BOS/EOS,*,*,*,*,*,*,*,*
シリーズ 名詞,一般,*,*,*,*,*
中 接頭詞,数接続,*,*,*,*,中,ナカ,ナカ
、 記号,読点,*,*,*,*,、,、,、
カンフーシーン 名詞,一般,*,*,*,*,*
が 助詞,格助詞,一般,*,*,*,が,ガ,ガ
一番 名詞,副詞可能,*,*,*,*,一番,イチバン,イチバン
多い 形容詞,自立,*,*,形容詞・アウオ段,基本形,多い,オオイ,オーイ
。 記号,句点,*,*,*,*,。,。,。
BOS/EOS,*,*,*,*,*,*,*,*
>>> # you can pass any shape of string tensor
>>> _ = tagger.tag("シリーズ中、カンフーシーンが一番多い。

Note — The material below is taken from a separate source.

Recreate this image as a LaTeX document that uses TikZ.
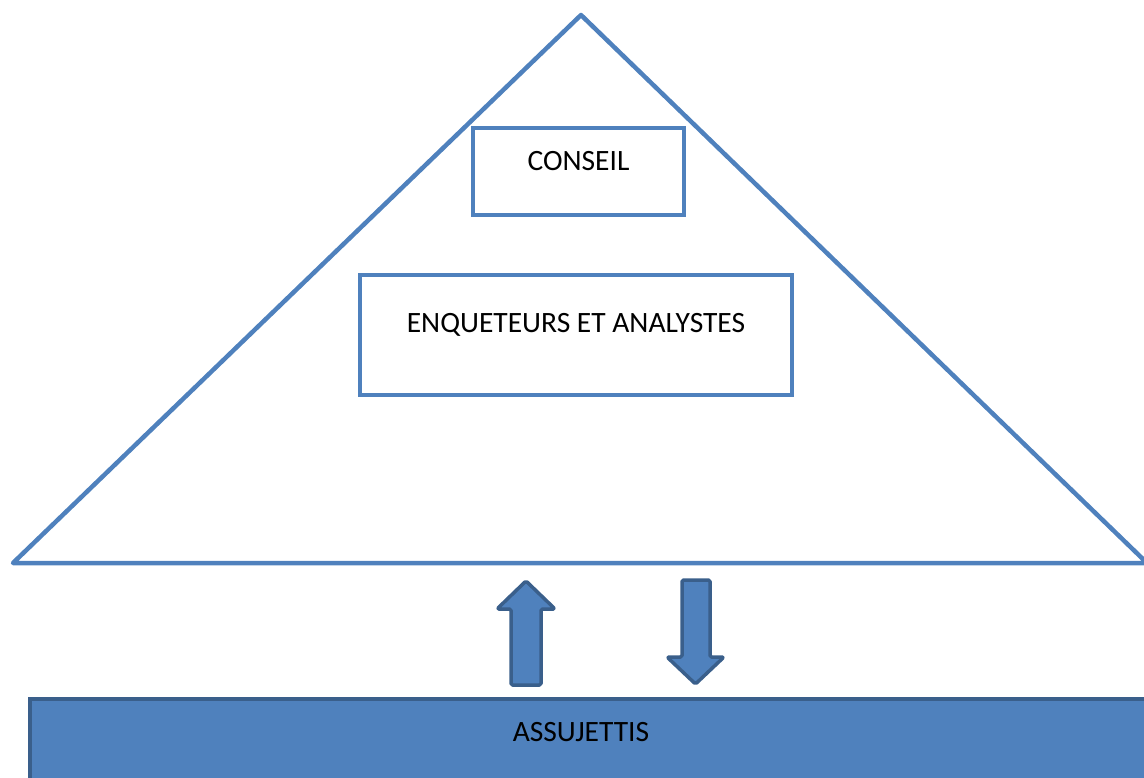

")
>>> _ = tagger.tag([["シリーズ中、カンフーシーンが一番多い。", "※撮影中に、ジェット・リーが失踪。"]])
Note: If you use this Module in SavedModel format, it is recommended to use model_path as absolute path.
The model_path
is serialized, not the dictionary data.